# [WORK TO BE COMPLETED]
Leave the pictures out, and retype all of the material exactly as written.
▽
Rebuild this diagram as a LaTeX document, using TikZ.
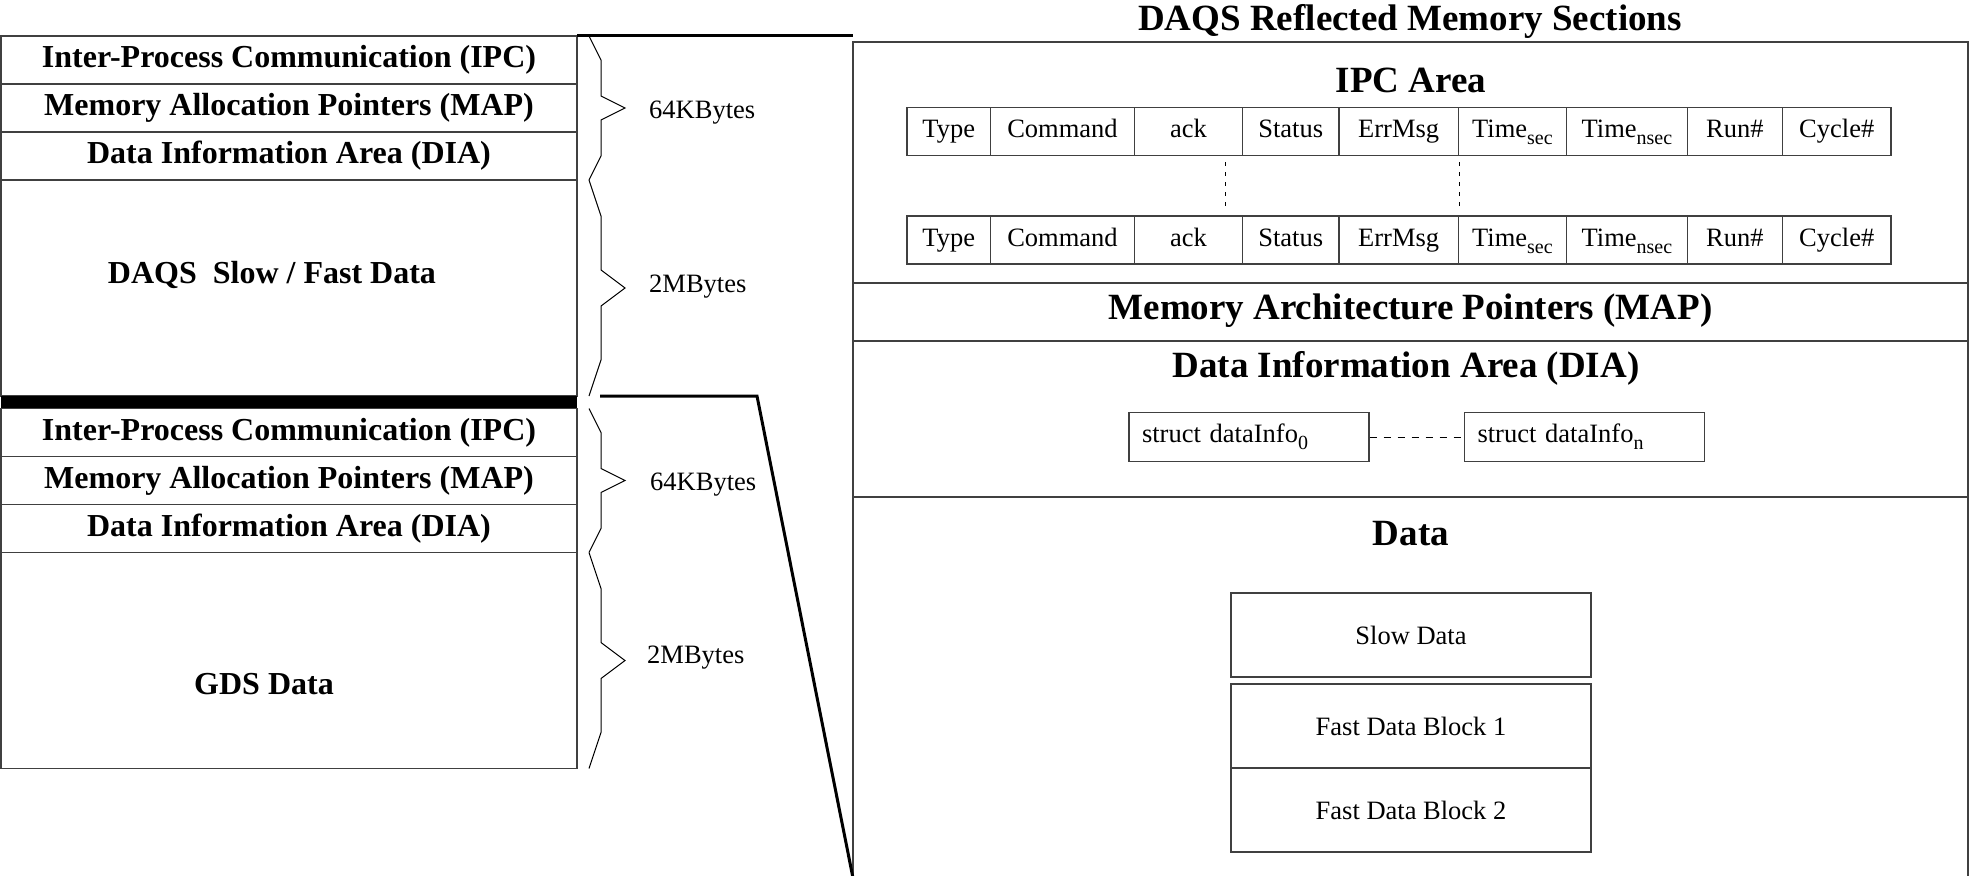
\documentclass[tikz,border=0pt]{standalone}
\usepackage{fontspec}
\setmainfont{Liberation Serif}
\usetikzlibrary{positioning}
\newcommand{\lowsub}[1]{\raisebox{-7pt}{\fontsize{20}{22}\selectfont #1}}
\tikzset{
	memrow/.style={draw=black!75,line width=1.3pt,rectangle,minimum width=576pt,minimum height=48pt,inner sep=0pt,outer sep=0pt,font=\fontsize{32}{36}\selectfont\bfseries},
	memtext/.style={inner sep=0pt,font=\fontsize{32}{36}\selectfont\bfseries},
	rmsect/.style={draw=black!75,line width=1.3pt,rectangle,minimum width=1115pt,inner sep=0pt,outer sep=0pt},
	sechead/.style={inner sep=0pt,font=\fontsize{37}{42}\selectfont\bfseries},
	ipccell/.style={draw=black!75,line width=1.3pt,rectangle,minimum height=48pt,inner sep=0pt,text height=18pt,text depth=6pt,font=\fontsize{26.5}{30}\selectfont},
	infobox/.style={draw=black!75,line width=1.3pt,rectangle,minimum height=48.6pt,text width=214pt,align=left,inner xsep=13pt,inner ysep=0pt,font=\fontsize{26.5}{30}\selectfont},
	datablk/.style={draw=black!75,line width=1.3pt,rectangle,minimum width=360pt,minimum height=84pt,inner sep=0pt,outer sep=0pt,font=\fontsize{26.5}{30}\selectfont},
	sizelbl/.style={anchor=west,inner sep=0pt,font=\fontsize{26.5}{30}\selectfont},
	curly/.style={line width=1pt},
	zoomln/.style={line width=3pt,line join=miter},
	dots/.style={line width=1pt,dash pattern=on 4pt off 6pt}
}
\begin{document}
\begin{tikzpicture}[x=1pt,y=-1pt]
	\useasboundingbox (0,0) rectangle (1969,875);
	\node[memrow] (ipc1) at (289,60) {Inter-Process Communication (IPC)};
	\node[memrow,below=0pt of ipc1] (map1) {Memory Allocation Pointers (MAP)};
	\node[memrow,below=0pt of map1] (dia1) {Data Information Area (DIA)};
	\node[memrow,minimum height=216pt,below=0pt of dia1] (slowfast) {};
	\node[memtext] (slowfasttxt) at (272,275) {DAQS\ \ Slow / Fast Data};
	\node[fill=black,minimum width=576pt,minimum height=12.5pt,inner sep=0pt,outer sep=0pt,below=0pt of slowfast] (sep) {};
	\node[memrow,below=0pt of sep] (ipc2) {Inter-Process Communication (IPC)};
	\node[memrow,below=0pt of ipc2] (map2) {Memory Allocation Pointers (MAP)};
	\node[memrow,below=0pt of map2] (dia2) {Data Information Area (DIA)};
	\node[memrow,minimum height=216pt,below=0pt of dia2] (gds) {};
	\node[memtext] (gdstxt) at (264,684) {GDS Data};
	
	\foreach \ya/\yb in {36/180,180/396,408.5/552.5,552.5/768.5} {
		\pgfmathsetmacro{\h}{\yb-\ya}
		\pgfmathsetmacro{\ym}{(\ya+\yb)/2}
		\draw[curly] (589,\ya) -- (601,{\ya+\h/6}) -- (601,{\ym-\h/12}) -- (625,\ym) -- (601,{\ym+\h/12}) -- (601,{\yb-\h/6}) -- (589,\yb);
	}
	\node[sizelbl] (kb1) at (649,112.7) {64KBytes};
	\node[sizelbl] (mb1) at (649,286.7) {2MBytes};
	\node[sizelbl] (kb2) at (650,485) {64KBytes};
	\node[sizelbl] (mb2) at (647,658) {2MBytes};
	
	\node[sechead] (title) at (1410,21) {DAQS Reflected Memory Sections};
	\node[rmsect,minimum height=241pt] (ipcarea) at (1410.5,162.5) {};
	\node[rmsect,minimum height=58pt,below=0pt of ipcarea] (mapsec) {};
	\node[rmsect,minimum height=156pt,below=0pt of mapsec] (diasec) {};
	\node[rmsect,minimum height=381pt,below=0pt of diasec] (datasec) {};
	\node[sechead] (ipchead) at (1411,80) {IPC Area};
	\node[sechead] (maphead) at (1410.5,311) {Memory Architecture Pointers (MAP)};
	\node[sechead] (diahead) at (1406,368) {Data Information Area (DIA)};
	\node[sechead] (datahead) at (1411,534) {Data};
	
	\foreach \a/\b/\t [count=\i] in {907/990.5/Type,990.5/1134.5/Command,1134.5/1242.4/ack,1242.4/1338.9/Status,1338.9/1458.4/ErrMsg,1458.4/1566.4/Time\lowsub{sec},1566.4/1687.4/Time\lowsub{nsec},1687.4/1782.4/Run\#,1782.4/1891.1/Cycle\#} {
		\node[ipccell,minimum width={(\b-\a)*1pt}] (top\i) at ({(\a+\b)/2},131.7) {\t};
		\node[ipccell,minimum width={(\b-\a)*1pt}] (bot\i) at ({(\a+\b)/2},240) {\t};
	}
	\draw[dots] ([xshift=-17.4pt,yshift=-6pt]top3.south east) -- ([xshift=-17.4pt,yshift=5pt]bot3.north east);
	\draw[dots] ([yshift=-6pt]top5.south east) -- ([yshift=5pt]bot5.north east);
	
	\node[infobox] (info0) at (1249,437) {struct dataInfo\lowsub{0}};
	\node[infobox] (infon) at (1584.5,437) {struct dataInfo\lowsub{n}};
	\draw[line width=1pt,dash pattern=on 7pt off 7pt] (info0) -- (infon);
	
	\node[datablk] (slow) at (1411,635) {Slow Data};
	\node[datablk,below=7pt of slow] (fast1) {Fast Data Block 1};
	\node[datablk,below=0pt of fast1] (fast2) {Fast Data Block 2};
	
	\draw[zoomln] (ipc1.north east) -- (ipc1.north east -| ipcarea.west);
	\draw[zoomln] ([xshift=23pt]sep.north east) -- ++(157,0) -- (datasec.south west);
\end{tikzpicture}
\end{document}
△
# [ANSWER IN FULL]
Rebuild this diagram as a LaTeX document, using TikZ.
\documentclass[tikz,border=0pt]{standalone}
\usepackage{fontspec}
\setmainfont{Liberation Serif}
\usetikzlibrary{positioning}
\newcommand{\lowsub}[1]{\raisebox{-7pt}{\fontsize{20}{22}\selectfont #1}}
\tikzset{
	memrow/.style={draw=black!75,line width=1.3pt,rectangle,minimum width=576pt,minimum height=48pt,inner sep=0pt,outer sep=0pt,font=\fontsize{32}{36}\selectfont\bfseries},
	memtext/.style={inner sep=0pt,font=\fontsize{32}{36}\selectfont\bfseries},
	rmsect/.style={draw=black!75,line width=1.3pt,rectangle,minimum width=1115pt,inner sep=0pt,outer sep=0pt},
	sechead/.style={inner sep=0pt,font=\fontsize{37}{42}\selectfont\bfseries},
	ipccell/.style={draw=black!75,line width=1.3pt,rectangle,minimum height=48pt,inner sep=0pt,text height=18pt,text depth=6pt,font=\fontsize{26.5}{30}\selectfont},
	infobox/.style={draw=black!75,line width=1.3pt,rectangle,minimum height=48.6pt,text width=214pt,align=left,inner xsep=13pt,inner ysep=0pt,font=\fontsize{26.5}{30}\selectfont},
	datablk/.style={draw=black!75,line width=1.3pt,rectangle,minimum width=360pt,minimum height=84pt,inner sep=0pt,outer sep=0pt,font=\fontsize{26.5}{30}\selectfont},
	sizelbl/.style={anchor=west,inner sep=0pt,font=\fontsize{26.5}{30}\selectfont},
	curly/.style={line width=1pt},
	zoomln/.style={line width=3pt,line join=miter},
	dots/.style={line width=1pt,dash pattern=on 4pt off 6pt}
}
\begin{document}
\begin{tikzpicture}[x=1pt,y=-1pt]
	\useasboundingbox (0,0) rectangle (1969,875);
	\node[memrow] (ipc1) at (289,60) {Inter-Process Communication (IPC)};
	\node[memrow,below=0pt of ipc1] (map1) {Memory Allocation Pointers (MAP)};
	\node[memrow,below=0pt of map1] (dia1) {Data Information Area (DIA)};
	\node[memrow,minimum height=216pt,below=0pt of dia1] (slowfast) {};
	\node[memtext] (slowfasttxt) at (272,275) {DAQS\ \ Slow / Fast Data};
	\node[fill=black,minimum width=576pt,minimum height=12.5pt,inner sep=0pt,outer sep=0pt,below=0pt of slowfast] (sep) {};
	\node[memrow,below=0pt of sep] (ipc2) {Inter-Process Communication (IPC)};
	\node[memrow,below=0pt of ipc2] (map2) {Memory Allocation Pointers (MAP)};
	\node[memrow,below=0pt of map2] (dia2) {Data Information Area (DIA)};
	\node[memrow,minimum height=216pt,below=0pt of dia2] (gds) {};
	\node[memtext] (gdstxt) at (264,684) {GDS Data};
	
	\foreach \ya/\yb in {36/180,180/396,408.5/552.5,552.5/768.5} {
		\pgfmathsetmacro{\h}{\yb-\ya}
		\pgfmathsetmacro{\ym}{(\ya+\yb)/2}
		\draw[curly] (589,\ya) -- (601,{\ya+\h/6}) -- (601,{\ym-\h/12}) -- (625,\ym) -- (601,{\ym+\h/12}) -- (601,{\yb-\h/6}) -- (589,\yb);
	}
	\node[sizelbl] (kb1) at (649,112.7) {64KBytes};
	\node[sizelbl] (mb1) at (649,286.7) {2MBytes};
	\node[sizelbl] (kb2) at (650,485) {64KBytes};
	\node[sizelbl] (mb2) at (647,658) {2MBytes};
	
	\node[sechead] (title) at (1410,21) {DAQS Reflected Memory Sections};
	\node[rmsect,minimum height=241pt] (ipcarea) at (1410.5,162.5) {};
	\node[rmsect,minimum height=58pt,below=0pt of ipcarea] (mapsec) {};
	\node[rmsect,minimum height=156pt,below=0pt of mapsec] (diasec) {};
	\node[rmsect,minimum height=381pt,below=0pt of diasec] (datasec) {};
	\node[sechead] (ipchead) at (1411,80) {IPC Area};
	\node[sechead] (maphead) at (1410.5,311) {Memory Architecture Pointers (MAP)};
	\node[sechead] (diahead) at (1406,368) {Data Information Area (DIA)};
	\node[sechead] (datahead) at (1411,534) {Data};
	
	\foreach \a/\b/\t [count=\i] in {907/990.5/Type,990.5/1134.5/Command,1134.5/1242.4/ack,1242.4/1338.9/Status,1338.9/1458.4/ErrMsg,1458.4/1566.4/Time\lowsub{sec},1566.4/1687.4/Time\lowsub{nsec},1687.4/1782.4/Run\#,1782.4/1891.1/Cycle\#} {
		\node[ipccell,minimum width={(\b-\a)*1pt}] (top\i) at ({(\a+\b)/2},131.7) {\t};
		\node[ipccell,minimum width={(\b-\a)*1pt}] (bot\i) at ({(\a+\b)/2},240) {\t};
	}
	\draw[dots] ([xshift=-17.4pt,yshift=-6pt]top3.south east) -- ([xshift=-17.4pt,yshift=5pt]bot3.north east);
	\draw[dots] ([yshift=-6pt]top5.south east) -- ([yshift=5pt]bot5.north east);
	
	\node[infobox] (info0) at (1249,437) {struct dataInfo\lowsub{0}};
	\node[infobox] (infon) at (1584.5,437) {struct dataInfo\lowsub{n}};
	\draw[line width=1pt,dash pattern=on 7pt off 7pt] (info0) -- (infon);
	
	\node[datablk] (slow) at (1411,635) {Slow Data};
	\node[datablk,below=7pt of slow] (fast1) {Fast Data Block 1};
	\node[datablk,below=0pt of fast1] (fast2) {Fast Data Block 2};
	
	\draw[zoomln] (ipc1.north east) -- (ipc1.north east -| ipcarea.west);
	\draw[zoomln] ([xshift=23pt]sep.north east) -- ++(157,0) -- (datasec.south west);
\end{tikzpicture}
\end{document}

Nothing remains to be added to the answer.